INPUT MATERIAL:
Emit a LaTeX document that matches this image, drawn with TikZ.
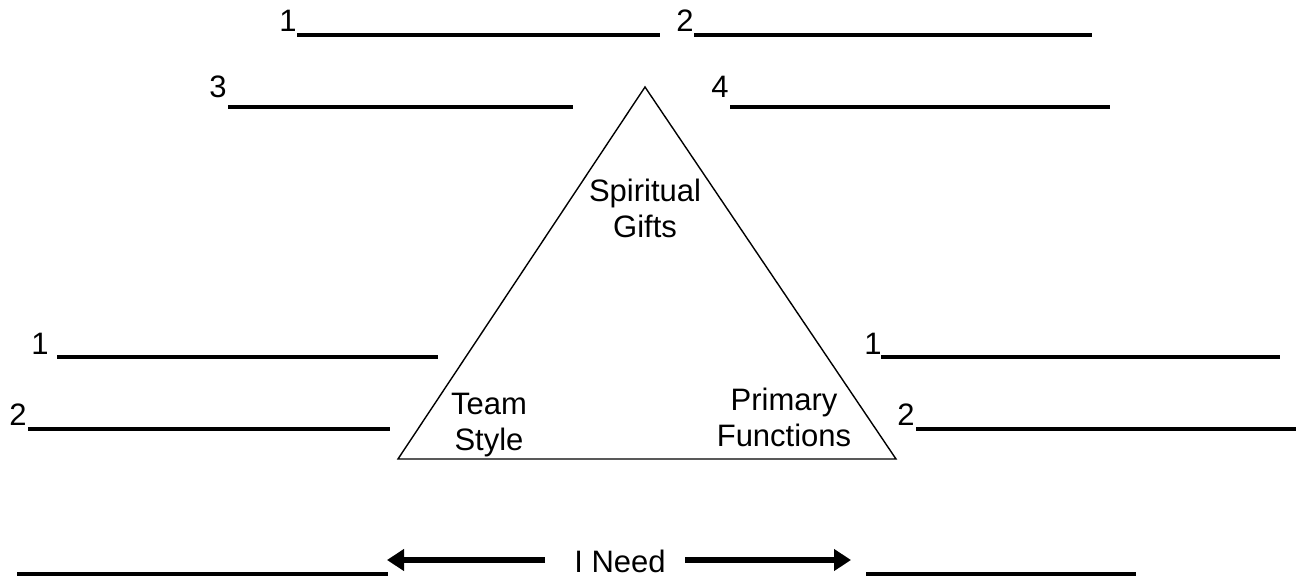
\documentclass[tikz,border=0pt]{standalone}
\usepackage{fontspec}
\setmainfont{Liberation Sans}
\usetikzlibrary{arrows.meta}
\begin{document}
\begin{tikzpicture}[x=1pt,y=-1pt,
  lbl/.style={font=\fontsize{31}{34}\selectfont, inner sep=0pt, anchor=base},
  txt/.style={font=\fontsize{31}{36}\selectfont, align=center, inner sep=0pt},
  blank/.style={line width=4pt},
  tri/.style={line width=1.4pt},
  bigarrow/.style={line width=6pt, -{Triangle[length=17pt,width=21pt]}}]
\useasboundingbox (0,0) rectangle (1304,578);
% top rows
\node[lbl] (n1) at (288,32) {1};
\draw[blank] (297,35) -- (660,35);
\node[lbl] (n2) at (685,32) {2};
\draw[blank] (694,35) -- (1092,35);
\node[lbl] (n3) at (218,97) {3};
\draw[blank] (228,107) -- (573,107);
\node[lbl] (n4) at (720,97) {4};
\draw[blank] (730,107) -- (1110,107);
% triangle
\coordinate (A) at (645,87);
\coordinate (B) at (398,459);
\coordinate (C) at (896,459);
\draw[tri,line join=miter] (A) -- (B) -- (C) -- cycle;
\node[txt] (sg) at (645,208) {Spiritual\\Gifts};
\node[txt] (ts) at (489,425) {Team\\Style};
\node[txt] (pf) at (784,417) {Primary\\Functions};
% left rows
\node[lbl] (l1) at (40,354) {1};
\draw[blank] (57,357) -- (438,357);
\node[lbl] (l2) at (18,425) {2};
\draw[blank] (28,429) -- (390,429);
% right rows
\node[lbl] (r1) at (873,354) {1};
\draw[blank] (881,357) -- (1280,357);
\node[lbl] (r2) at (906,425) {2};
\draw[blank] (916,429) -- (1296,429);
% bottom
\node[txt] (need) at (620,561) {I Need};
\coordinate (la) at (545,560);
\coordinate (lb) at (387,560);
\coordinate (ra) at (685,560);
\coordinate (rb) at (851,560);
\draw[bigarrow] (la) -- (lb);
\draw[bigarrow] (ra) -- (rb);
\draw[blank] (17,574) -- (388,574);
\draw[blank] (866,574) -- (1136,574);
\end{tikzpicture}
\end{document}
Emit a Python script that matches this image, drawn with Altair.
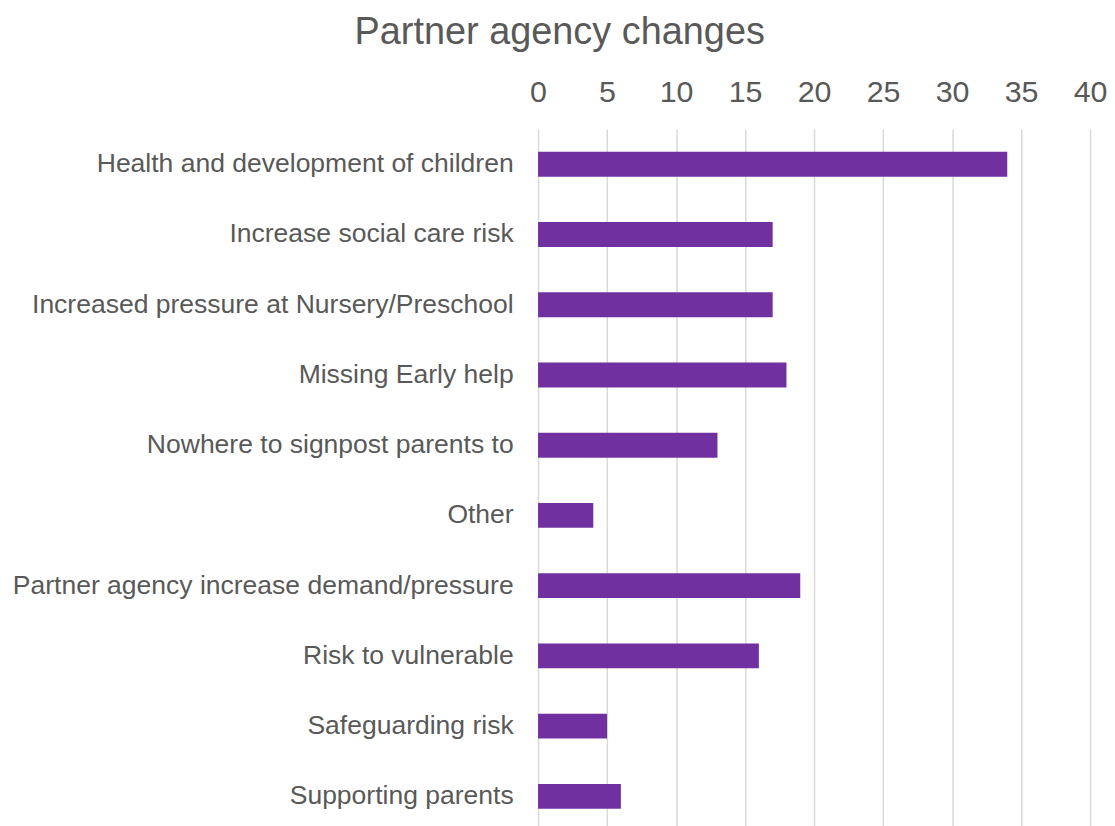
import altair as alt
import pandas as pd

categories = [
    "Health and development of children",
    "Increase social care risk",
    "Increased pressure at Nursery/Preschool",
    "Missing Early help",
    "Nowhere to signpost parents to",
    "Other",
    "Partner agency increase demand/pressure",
    "Risk to vulnerable",
    "Safeguarding risk",
    "Supporting parents",
]
values = [34, 17, 17, 18, 13, 4, 19, 16, 5, 6]

df = pd.DataFrame({"category": categories, "value": values})

FONT = "Liberation Sans"
GREY = "#595959"

chart = (
    alt.Chart(df)
    .mark_bar(color="#7030A0")
    .encode(
        x=alt.X(
            "value:Q",
            scale=alt.Scale(domain=[0, 40], nice=False),
            axis=alt.Axis(
                orient="top",
                values=list(range(0, 45, 5)),
                title=None,
                domain=False,
                ticks=False,
                labelFontSize=30.5,
                labelColor=GREY,
                labelFont=FONT,
                labelPadding=22,
                labelFlush=False,
                grid=True,
                gridColor="#D9D9D9",
                gridWidth=1.5,
            ),
        ),
        y=alt.Y(
            "category:N",
            sort=categories,
            scale=alt.Scale(paddingInner=0.645, paddingOuter=0.3225),
            axis=alt.Axis(
                title=None,
                domain=False,
                ticks=False,
                labelFontSize=26.6,
                labelColor=GREY,
                labelFont=FONT,
                labelPadding=25,
                labelLimit=600,
            ),
        ),
    )
    .properties(
        width=554,
        height=705,
        padding={"top": 5, "left": 4, "right": 0, "bottom": 0},
        title=alt.TitleParams(
            "Partner agency changes",
            fontSize=38,
            font=FONT,
            color=GREY,
            fontWeight="normal",
            anchor="middle",
            frame="bounds",
            offset=25,
        ),
    )
    .configure_view(stroke=None)
)

chart.save("out.html", embed_options={"renderer": "svg", "actions": False})
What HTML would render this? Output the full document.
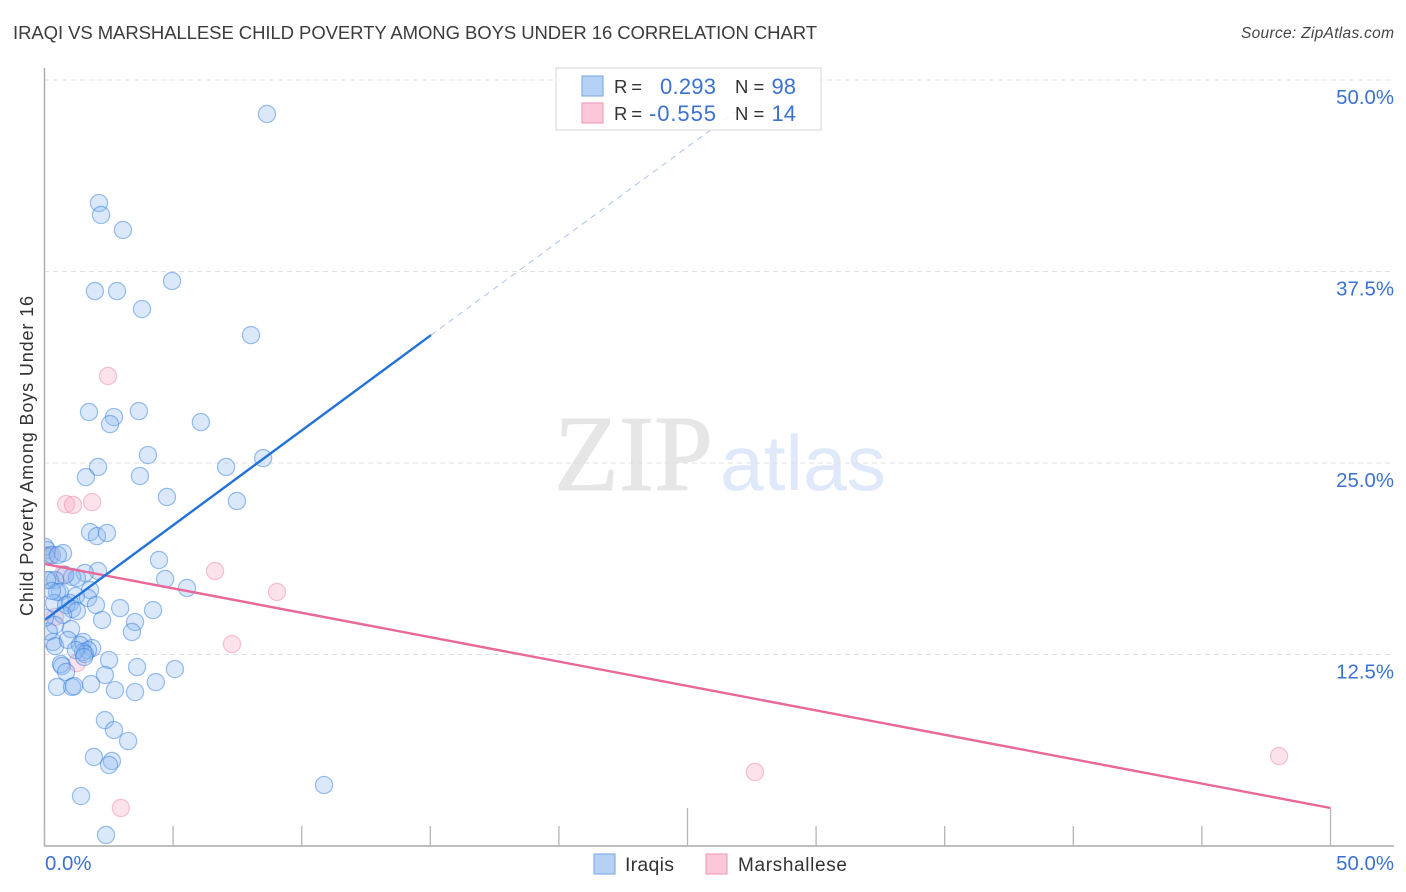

BRIEF: From the listing, extract all text exactly as given and drop any picture.

EXERCISE RESULT:
Emit a LaTeX document that matches this image, drawn with TikZ.
\documentclass[tikz,border=0pt]{standalone}
\usepackage{fontspec}
\setmainfont{Liberation Sans}
\usetikzlibrary{arrows.meta}
\begin{document}
\begin{tikzpicture}[x=1pt,y=-1pt,
  lbl/.style={font=\fontsize{31}{34}\selectfont, inner sep=0pt, anchor=base},
  txt/.style={font=\fontsize{31}{36}\selectfont, align=center, inner sep=0pt},
  blank/.style={line width=4pt},
  tri/.style={line width=1.4pt},
  bigarrow/.style={line width=6pt, -{Triangle[length=17pt,width=21pt]}}]
\useasboundingbox (0,0) rectangle (1304,578);
% top rows
\node[lbl] (n1) at (288,32) {1};
\draw[blank] (297,35) -- (660,35);
\node[lbl] (n2) at (685,32) {2};
\draw[blank] (694,35) -- (1092,35);
\node[lbl] (n3) at (218,97) {3};
\draw[blank] (228,107) -- (573,107);
\node[lbl] (n4) at (720,97) {4};
\draw[blank] (730,107) -- (1110,107);
% triangle
\coordinate (A) at (645,87);
\coordinate (B) at (398,459);
\coordinate (C) at (896,459);
\draw[tri,line join=miter] (A) -- (B) -- (C) -- cycle;
\node[txt] (sg) at (645,208) {Spiritual\\Gifts};
\node[txt] (ts) at (489,425) {Team\\Style};
\node[txt] (pf) at (784,417) {Primary\\Functions};
% left rows
\node[lbl] (l1) at (40,354) {1};
\draw[blank] (57,357) -- (438,357);
\node[lbl] (l2) at (18,425) {2};
\draw[blank] (28,429) -- (390,429);
% right rows
\node[lbl] (r1) at (873,354) {1};
\draw[blank] (881,357) -- (1280,357);
\node[lbl] (r2) at (906,425) {2};
\draw[blank] (916,429) -- (1296,429);
% bottom
\node[txt] (need) at (620,561) {I Need};
\coordinate (la) at (545,560);
\coordinate (lb) at (387,560);
\coordinate (ra) at (685,560);
\coordinate (rb) at (851,560);
\draw[bigarrow] (la) -- (lb);
\draw[bigarrow] (ra) -- (rb);
\draw[blank] (17,574) -- (388,574);
\draw[blank] (866,574) -- (1136,574);
\end{tikzpicture}
\end{document}
Emit a Python script that matches this image, drawn with Altair.
import altair as alt
import pandas as pd

categories = [
    "Health and development of children",
    "Increase social care risk",
    "Increased pressure at Nursery/Preschool",
    "Missing Early help",
    "Nowhere to signpost parents to",
    "Other",
    "Partner agency increase demand/pressure",
    "Risk to vulnerable",
    "Safeguarding risk",
    "Supporting parents",
]
values = [34, 17, 17, 18, 13, 4, 19, 16, 5, 6]

df = pd.DataFrame({"category": categories, "value": values})

FONT = "Liberation Sans"
GREY = "#595959"

chart = (
    alt.Chart(df)
    .mark_bar(color="#7030A0")
    .encode(
        x=alt.X(
            "value:Q",
            scale=alt.Scale(domain=[0, 40], nice=False),
            axis=alt.Axis(
                orient="top",
                values=list(range(0, 45, 5)),
                title=None,
                domain=False,
                ticks=False,
                labelFontSize=30.5,
                labelColor=GREY,
                labelFont=FONT,
                labelPadding=22,
                labelFlush=False,
                grid=True,
                gridColor="#D9D9D9",
                gridWidth=1.5,
            ),
        ),
        y=alt.Y(
            "category:N",
            sort=categories,
            scale=alt.Scale(paddingInner=0.645, paddingOuter=0.3225),
            axis=alt.Axis(
                title=None,
                domain=False,
                ticks=False,
                labelFontSize=26.6,
                labelColor=GREY,
                labelFont=FONT,
                labelPadding=25,
                labelLimit=600,
            ),
        ),
    )
    .properties(
        width=554,
        height=705,
        padding={"top": 5, "left": 4, "right": 0, "bottom": 0},
        title=alt.TitleParams(
            "Partner agency changes",
            fontSize=38,
            font=FONT,
            color=GREY,
            fontWeight="normal",
            anchor="middle",
            frame="bounds",
            offset=25,
        ),
    )
    .configure_view(stroke=None)
)

chart.save("out.html", embed_options={"renderer": "svg", "actions": False})
What HTML would render this? Output the full document.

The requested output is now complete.